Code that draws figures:
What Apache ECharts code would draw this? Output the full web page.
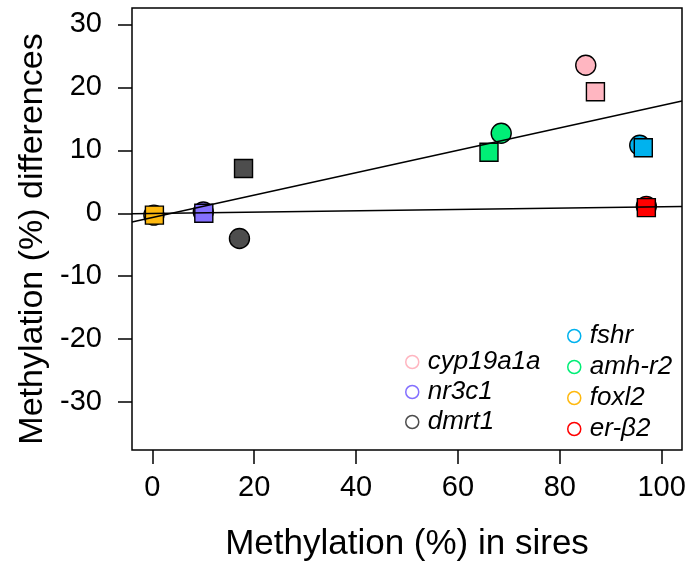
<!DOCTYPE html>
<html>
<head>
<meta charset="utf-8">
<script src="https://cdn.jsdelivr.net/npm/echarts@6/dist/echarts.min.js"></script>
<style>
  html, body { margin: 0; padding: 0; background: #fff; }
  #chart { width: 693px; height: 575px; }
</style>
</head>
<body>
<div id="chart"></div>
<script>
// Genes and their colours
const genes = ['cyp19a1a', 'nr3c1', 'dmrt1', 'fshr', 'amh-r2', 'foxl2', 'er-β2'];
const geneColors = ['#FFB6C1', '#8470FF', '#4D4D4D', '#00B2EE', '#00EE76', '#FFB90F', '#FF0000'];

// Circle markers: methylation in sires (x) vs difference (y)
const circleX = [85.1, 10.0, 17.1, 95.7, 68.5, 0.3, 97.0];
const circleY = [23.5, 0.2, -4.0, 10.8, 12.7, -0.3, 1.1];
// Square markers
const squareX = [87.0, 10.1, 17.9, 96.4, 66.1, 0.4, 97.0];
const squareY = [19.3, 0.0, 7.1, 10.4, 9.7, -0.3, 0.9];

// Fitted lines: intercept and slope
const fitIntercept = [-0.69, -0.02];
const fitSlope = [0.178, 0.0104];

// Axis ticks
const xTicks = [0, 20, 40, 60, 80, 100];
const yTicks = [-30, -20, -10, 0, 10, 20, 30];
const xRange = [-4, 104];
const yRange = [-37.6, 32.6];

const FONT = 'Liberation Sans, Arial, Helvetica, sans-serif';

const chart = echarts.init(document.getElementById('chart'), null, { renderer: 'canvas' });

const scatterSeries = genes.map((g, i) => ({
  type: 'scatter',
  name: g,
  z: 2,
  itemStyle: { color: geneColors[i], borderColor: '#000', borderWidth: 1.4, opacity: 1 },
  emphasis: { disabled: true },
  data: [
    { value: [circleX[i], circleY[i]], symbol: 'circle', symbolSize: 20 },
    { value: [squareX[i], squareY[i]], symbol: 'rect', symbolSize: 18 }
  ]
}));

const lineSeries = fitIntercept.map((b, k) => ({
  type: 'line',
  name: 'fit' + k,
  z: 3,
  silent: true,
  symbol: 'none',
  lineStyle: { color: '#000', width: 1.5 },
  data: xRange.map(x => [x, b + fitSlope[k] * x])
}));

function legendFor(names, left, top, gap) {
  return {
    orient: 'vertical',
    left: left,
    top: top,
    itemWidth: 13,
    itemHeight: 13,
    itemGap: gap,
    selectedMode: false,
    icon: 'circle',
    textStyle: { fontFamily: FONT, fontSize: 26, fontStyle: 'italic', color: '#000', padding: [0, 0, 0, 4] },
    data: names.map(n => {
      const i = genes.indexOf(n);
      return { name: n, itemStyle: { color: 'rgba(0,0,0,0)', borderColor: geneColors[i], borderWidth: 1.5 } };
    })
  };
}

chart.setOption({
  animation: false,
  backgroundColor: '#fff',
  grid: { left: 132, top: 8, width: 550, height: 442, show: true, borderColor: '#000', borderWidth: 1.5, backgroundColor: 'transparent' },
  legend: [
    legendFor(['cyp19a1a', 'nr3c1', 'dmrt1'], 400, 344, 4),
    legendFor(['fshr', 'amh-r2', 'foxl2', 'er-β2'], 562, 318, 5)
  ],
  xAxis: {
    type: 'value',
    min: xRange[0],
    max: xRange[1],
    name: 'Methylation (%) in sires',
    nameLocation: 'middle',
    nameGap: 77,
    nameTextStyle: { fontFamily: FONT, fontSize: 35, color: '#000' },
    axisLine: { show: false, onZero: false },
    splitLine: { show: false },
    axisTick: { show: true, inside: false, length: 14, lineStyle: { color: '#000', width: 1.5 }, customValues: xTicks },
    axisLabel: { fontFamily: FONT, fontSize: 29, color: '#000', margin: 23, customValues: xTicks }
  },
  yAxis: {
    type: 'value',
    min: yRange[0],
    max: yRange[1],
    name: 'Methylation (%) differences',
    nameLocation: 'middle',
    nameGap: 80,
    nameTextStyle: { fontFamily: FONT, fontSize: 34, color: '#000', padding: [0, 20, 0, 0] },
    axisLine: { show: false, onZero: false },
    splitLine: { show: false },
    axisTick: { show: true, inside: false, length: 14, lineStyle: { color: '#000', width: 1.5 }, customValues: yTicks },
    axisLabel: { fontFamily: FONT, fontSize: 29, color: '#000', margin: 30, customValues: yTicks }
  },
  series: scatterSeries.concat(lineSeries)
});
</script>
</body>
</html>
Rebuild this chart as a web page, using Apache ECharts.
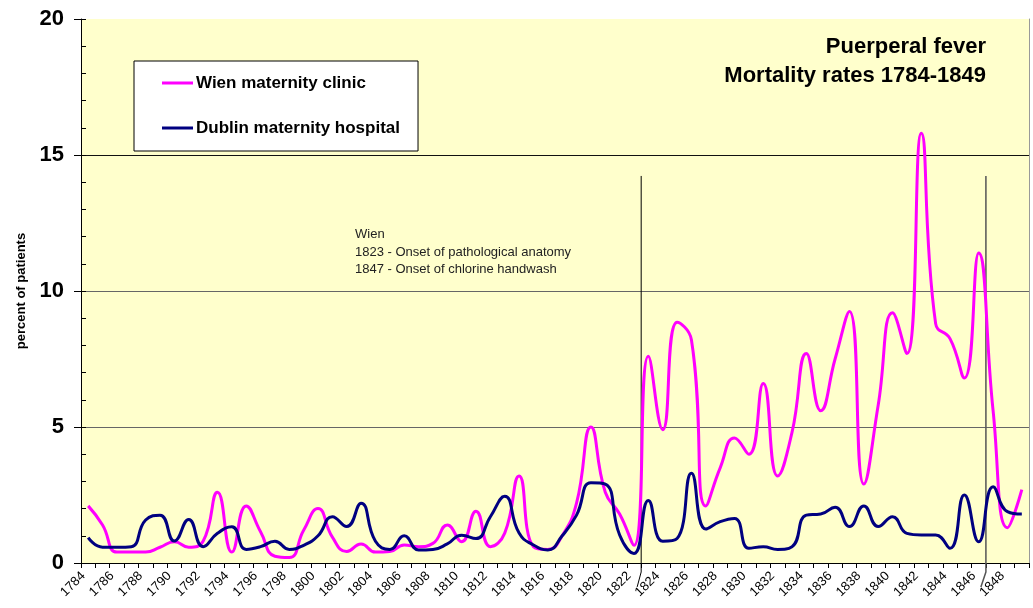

*Exercise prompt*
Find the lines of the material that hold the word "page" and report their count alone.

*Written solution*
2